Hilda MacPhee MacDonald | Bowing Down Home
Hilda MacPhee MacDonald came from an extended fiddling family. Her father Roddy Joe MacPhee used to play at most of the the parties and weddings around Selkirk. Her uncles Archie and Neil MacPhee played fiddle, as did several of her brothers: notably Mel MacPhee, the father of fiddlers George MacPhee (whose voice can be heard on some of Hilda’s oral history selections) and Teresa MacPhee Wilson.
One of the tunes Hilda’s father most liked to play is still known locally as Roddy Joe’s Reel (in other parts of the Island it is called Pride of the Ball or The Queen’s Marriage).
When Hilda was 6, her father helped her learn to play by showing her where to put her fingers to “catch the tune.” Her mother helped by “jigging” tunes to Hilda till she got them in mind.

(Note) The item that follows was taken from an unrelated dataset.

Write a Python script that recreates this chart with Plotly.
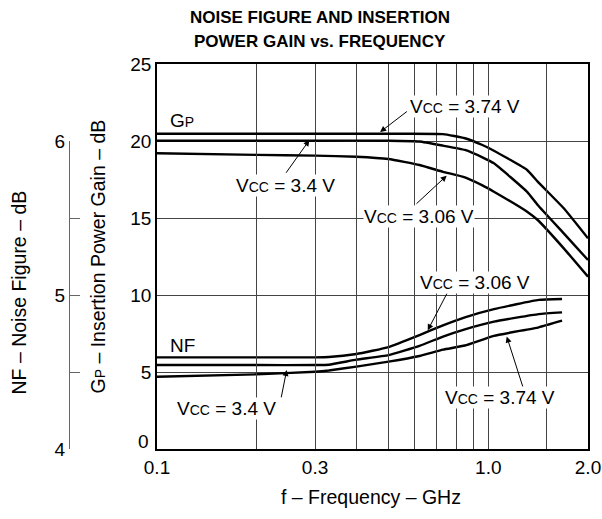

She played her first benefit concert a year or two later at the hall in St. Margarets. The tunes she played there were Rally Round the Flag and Fisher’s Hornpipe.
When Hilda was young, there was a dance held almost every night within a radius of a few miles of Selkirk: “They used to have quite a few parties then: house parties in the summertime. Nearly every house would have a party. And then they used to have parties in the schools. It'd be a big schoolhouse party.” She recalls that at these parties people danced both quadrilles and breakdowns (eight-hand reels).
Work parties provided other occasions for dancing; she remembers spinning frolics and plowing frolics. There was also plenty of dancing at old-time weddings. Hilda remembers one in particular in Fort Augustus where festivities continued for two days.
Besides members of her own family, some of the fiddlers who played for Selkirk-area dances were Sandy Carter, John and Ronnie MacInnis, Ronnie Archie MacPhee, and Joe Lem Chaisson (father of Johnny Joe Chaisson). Probably the most highly regarded player of her youth was Jimmy Simmons of Cablehead, renowned for his polished “shivers and shakes” (known nowadays as cuts or birls).
Hilda was in great demand to play at these dance parties, but on pump organ rather than fiddle, because in those days fiddling was considered to be mostly a man’s calling. This state of affairs was far from absolute, however. According to several accounts, during the Island’s Prohibition era she sometimes played fiddle for dance parties held on rum-runners’ ships stationed off the three mile limit. And when her niece Mary MacPhee Warren got married in Montreal, Hilda brought out her fiddle and essentially transformed the event into one big Island dance party.